I can convert my PDF files to HTML5 (one large file) and import them - and they display just fine - But I can’t get the search to work in the standard “TiddlyWiki” way,…


So - My goals - are to convert the PDF’s to .tid fies - - even if I have to convert PDF to MD then to TID - or,… ,…

  • Search: To be able to search for items in the pdf files - using TiddlyWiki’s native search feature
  • Tags - I want to tag the imported files with different tags - to then be able to list them by tags (tags are pretty-ok,…)
  • Filters - I want to be able to search my imported files by “keywords” - that I can convert to lists

Maybe I am overthinking this - but I just can’t seem to search imported PDF or HTML files in Tiddlywiki.

Thanks,

TwN00b

"One step closer to migrating my stuff to TiddlyWiki,…"

1 Like

Do you need to do this from the command line or in a batch process, because if not there may be other ways for a PDF’s content to be converted manually now or then.

  • There may also be some semi-automatic ways as well.

I am able to convert them to HTML - so this is a start - - - ,… - not tough and this part is done.

Next - I am looking to see how to convert the HTML to .tid - - or I might just stay with html - since the files look like PDF files - but are HTML.

At this point - I am researching how to “search” the html content (the viewable part) - to see how I can create my categorized Tags,…

It makes sense that there isn’t really a direct “conversion” from pdf to tiddler.
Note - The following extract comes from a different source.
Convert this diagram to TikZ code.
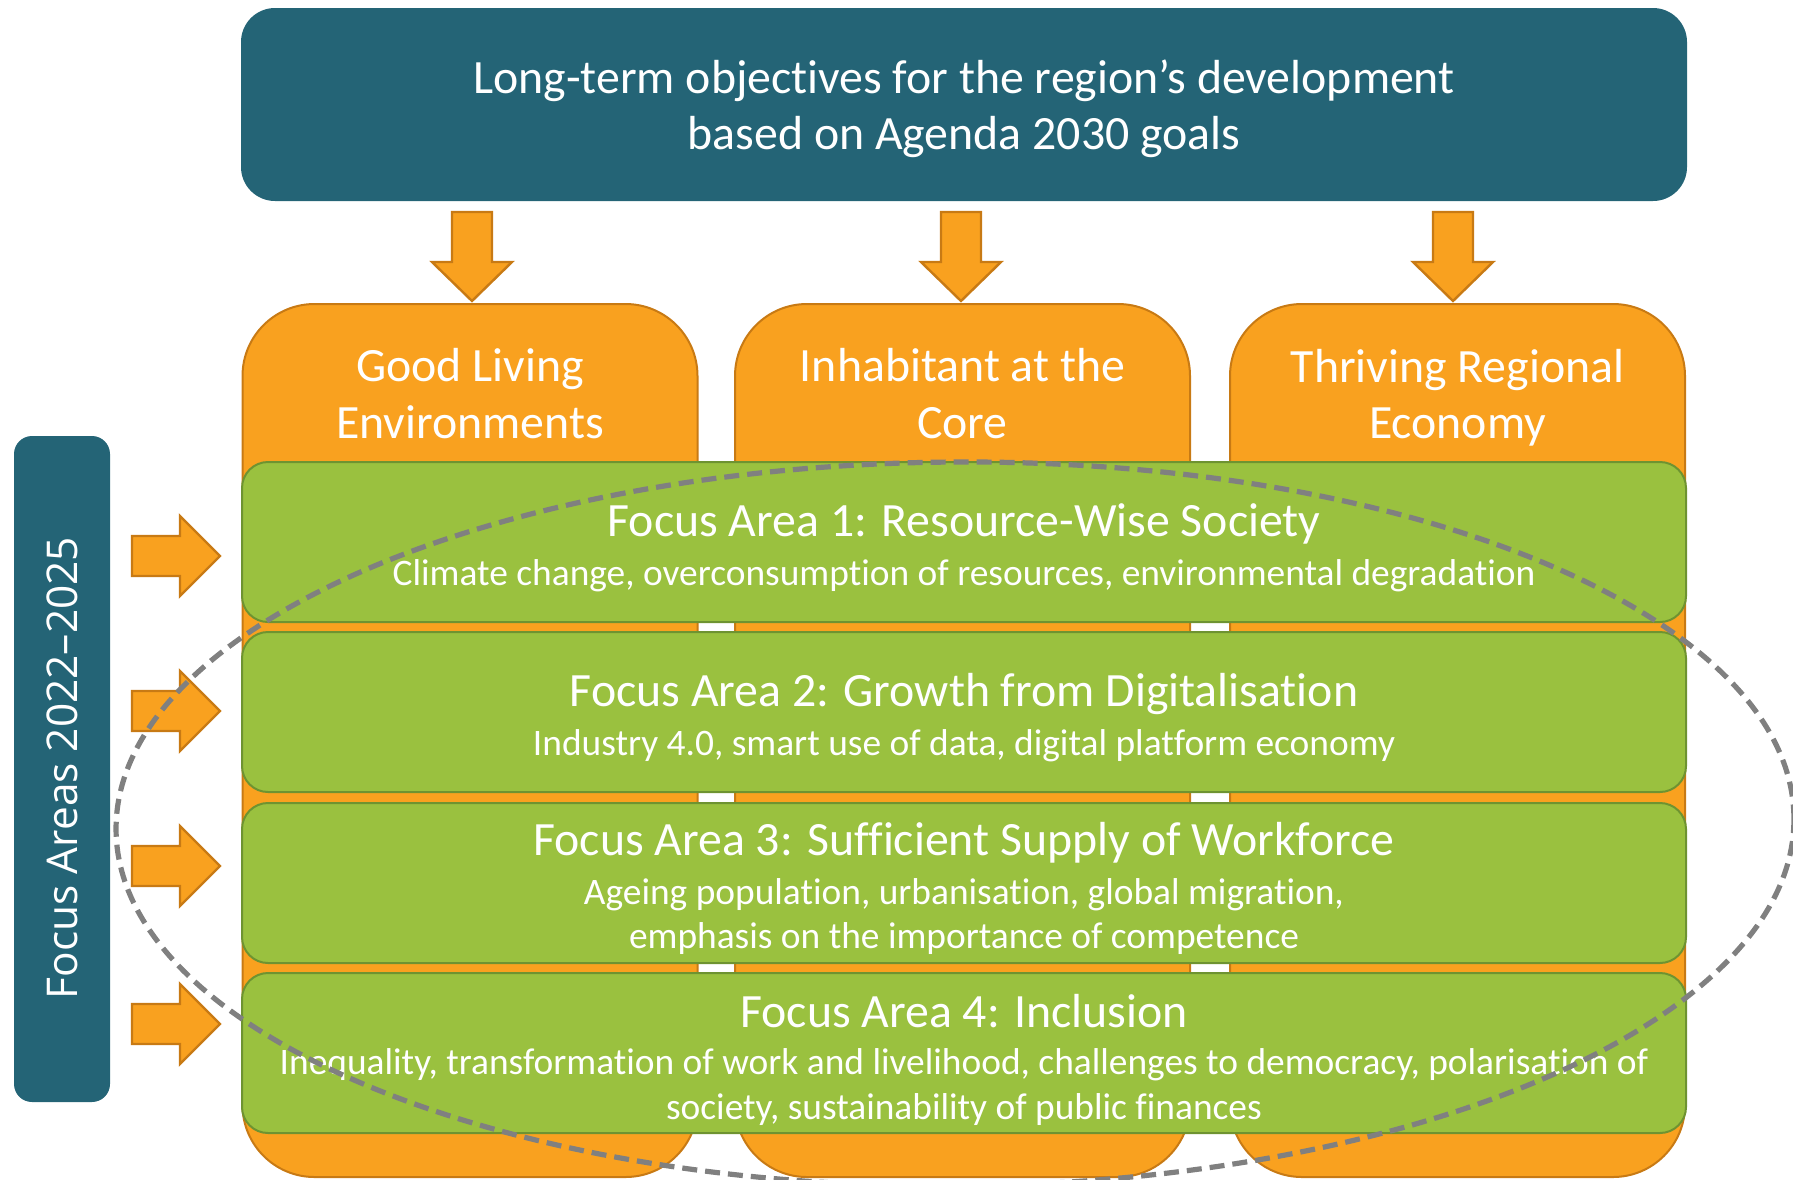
\documentclass[tikz,border=0pt]{standalone}
\usepackage{fontspec}
\setmainfont{Carlito}[Ligatures=NoCommon]
\newfontfamily\osans{Open Sans}
\usetikzlibrary{calc}
\definecolor{myteal}{RGB}{36,100,118}
\definecolor{myorange}{RGB}{249,161,31}
\definecolor{myorangedk}{RGB}{200,122,20}
\definecolor{mygreen}{RGB}{154,193,63}
\definecolor{mygreendk}{RGB}{110,147,49}
\definecolor{mydash}{RGB}{128,128,128}
\tikzset{
  topbox/.style={fill=myteal, draw=none, rounded corners=17pt, minimum width=723pt, minimum height=96.5pt, inner sep=0pt},
  colbox/.style={fill=myorange, draw=myorangedk, line width=1pt, rounded corners=36pt, minimum width=227.5pt, minimum height=436.5pt, inner sep=0pt},
  focusbar/.style={fill=mygreen, draw=mygreendk, line width=1pt, rounded corners=13pt, minimum width=722pt, minimum height=80pt, inner sep=0pt},
  sidebox/.style={fill=myteal, draw=none, rounded corners=9pt, minimum width=48pt, minimum height=333pt, inner sep=0pt},
  bigtext/.style={text=white, align=center, font=\fontsize{23.9}{28.2}\selectfont, inner sep=0pt},
  subtext/.style={text=white, align=center, font=\fontsize{18.7}{22.2}\selectfont, inner sep=0pt},
  blockarrow/.style={fill=myorange, draw=myorangedk, line width=1.2pt, line join=miter},
  downarrow/.pic={\draw[blockarrow] (-20,0) -- (20,0) -- (20,50) -- (40,50) -- (0,89) -- (-40,50) -- (-20,50) -- cycle;},
  rightarrow/.pic={\draw[blockarrow] (0,-20) -- (48,-20) -- (48,-40) -- (88,0) -- (48,40) -- (48,20) -- (0,20) -- cycle;},
  ellipsedash/.style={draw=mydash, line width=2.6pt, dash pattern=on 7.5pt off 4pt}
}
\begin{document}
\begin{tikzpicture}[x=0.5pt,y=-0.5pt]
\useasboundingbox (0,0) rectangle (1793,1179);
% top objectives box
\node[topbox] (top) at (964,104.5) {};
\node[bigtext] (toptext) at (964,108.5) {Long-term objectives for the region’s development\\based on Agenda 2030 goals};
% down arrows
\pic at (472,212) {downarrow};
\pic at (961,212) {downarrow};
\pic at (1453,212) {downarrow};
% columns
\node[colbox] (c1) at (470,740.5) {};
\node[colbox] (c2) at (962.5,740.5) {};
\node[colbox] (c3) at (1457.5,740.5) {};
\node[bigtext] (t1) at (470,393.5) {Good Living\\Environments};
\node[bigtext] (t2) at (962.5,393.5) {Inhabitant at the\\Core};
\node[bigtext] (t3) at (1457.5,397.5) {Thriving Regional\\Economy};
% focus bars
\node[focusbar] (f1) at (964,542) {};
\node[focusbar] (f2) at (964,712) {};
\node[focusbar] (f3) at (964,883) {};
\node[focusbar] (f4) at (964,1053) {};
\node[bigtext] (f1t) at (964,523.5) {Focus Area 1: Resource-Wise Society};
\node[subtext] (f1s) at (964,575.5) {Climate change, overconsumption of resources, environmental degradation};
\node[bigtext] (f2t) at (964,694.5) {Focus Area 2: Growth from Digitalisation};
\node[subtext] (f2s) at (964,745.5) {Industry 4.0, smart use of data, digital platform economy};
\node[bigtext] (f3t) at (964,842.5) {Focus Area 3: Sufficient Supply of Workforce};
\node[subtext] (f3s) at (964,916.5) {Ageing population, urbanisation, global migration,\\emphasis on the importance of competence};
\node[bigtext] (f4t) at (964,1011.5) {Focus Area 4: Inclusion};
\node[subtext] (f4s) at (964,1087) {Inequality, transformation of work and livelihood, challenges to democracy, polarisation of\\society, sustainability of public finances};
% side label
\node[sidebox] (fa) at (62,769) {};
\node[text=white, rotate=90, font=\osans\fontsize{21.2}{25}\selectfont, inner sep=0pt] (fatext) at ($(fa.center)+(0,-1)$) {Focus Areas 2022–2025};
% right arrows
\pic at (132,556) {rightarrow};
\pic at (132,711) {rightarrow};
\pic at (132,866) {rightarrow};
\pic at (132,1024) {rightarrow};
% dashed ellipse
\begin{scope}
\clip (0,0) rectangle (1793,1179);
\draw[ellipsedash, rotate around={0.4:(955,824)}] (955,824) ellipse [x radius=839, y radius=362];
\end{scope}
\end{tikzpicture}
\end{document}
The reason is that PDF is a complex print-oriented format that can include so many layout features, graphic elements, and metadata details that don’t cross over easily. At best you could extract certain elements (such as recognizable text). Some pdfs don’t even have embedded text; they just have graphic images as they’d be captured by a scanner, where any included text is more or less open to OCR processing…

Sounds like your html is a good path, though, if you’re mostly interested in text, and the html conversion is including the text that interests you.

Even if you don’t have the full text searchability, using a keywords field is a great intermediate step!

1 Like

Thanks @Springer - yeah - I can “sort-of” search the html files.

  • I’ll just use my old categories (non TiddlyWiki app) and create them - and add them to each html file

I still feel there is a way - it’s just on the fringes of my brain - ,…

Thanks all - calling this “Solved” as I think it ran it’s course.

TwN00b